A wave of Chinese companies has promised to boost buying of their own shares as a US$1.6 trillion slump in the nation’s stock market deepens.
At least 101 firms said that major shareholders and executives plan to increase their stakes or have bought shares, according to exchange filings on Wednesday and yesterday.
Stock prices for the companies dropped by an average 7 percent on Tuesday, when the Shanghai benchmark plunged to a two-year low amid concern about worsening trade tensions with the US.
The move is reminiscent of steps taken by Chinese firms during 2015, when executives scrambled to shore up confidence as a stock bubble burst.

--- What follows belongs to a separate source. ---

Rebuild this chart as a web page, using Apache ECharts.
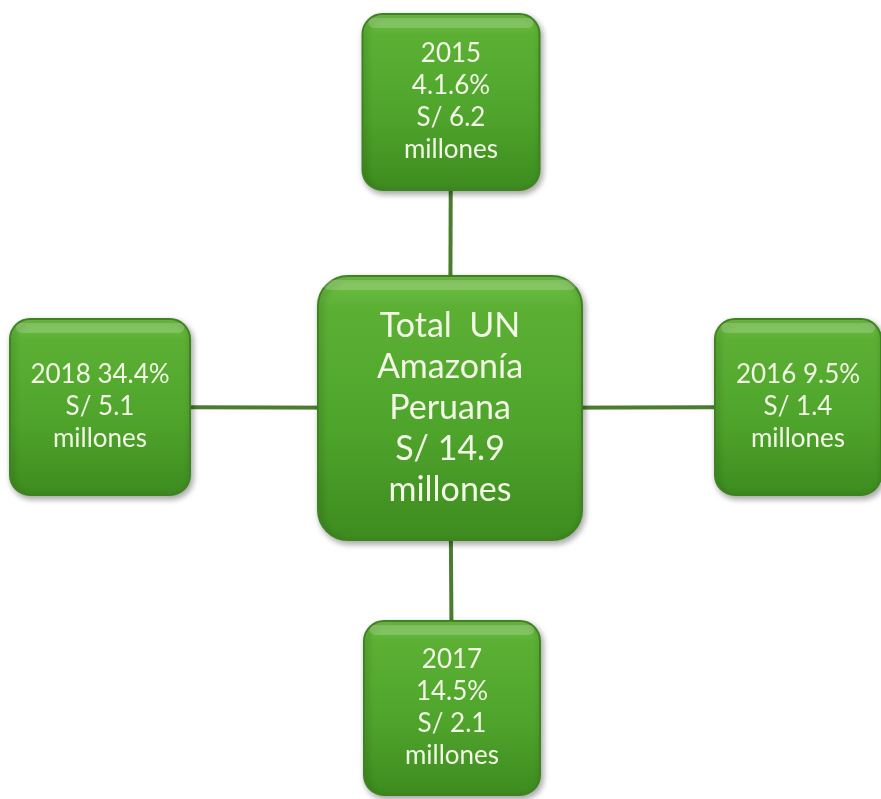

Officials are weighing in: After Tuesday’s tumble, People’s Bank of China Governor Yi Gang (易綱) pledged to use monetary policy comprehensively and maintain liquidity at an appropriate and stable level, while state media also tried to reassure investors.
“The purchases are more of a symbolic move to boost share prices,” said Guo Feng, the Shanghai-based head of the wealth management department at Northeast Securities Co (北方證券). “It’s typical for firms to come up with such plans after market tumbles, but they hadn’t always worked.”
Property developer Guangzhou Yuetai Group Co’s (廣州粵泰集團) chairman plans to buy up to 1 billion yuan (US$154 million) of the company’s shares over the next nine months, starting yesterday, it said in a statement yesterday.
The stock plunged by the 10 percent daily limit for a third day.
Guangzhou Haige Communications Group Inc (廣州海格通信集團) on Wednesday said that its controlling shareholder plans to spend no more than 1 billion yuan buying as much as 5 percent of total shares before Aug. 10.
Of the 101 companies announcing buybacks, 61 are listed in Shenzhen, where the benchmark equity gauge has slumped 20 percent since its January high.
That includes a 1.6 percent drop yesterday.
The Shanghai Composite closed up just 0.6 percent.
A weaker yuan is adding to jitters, with the currency losing 1.6 percent over the past week.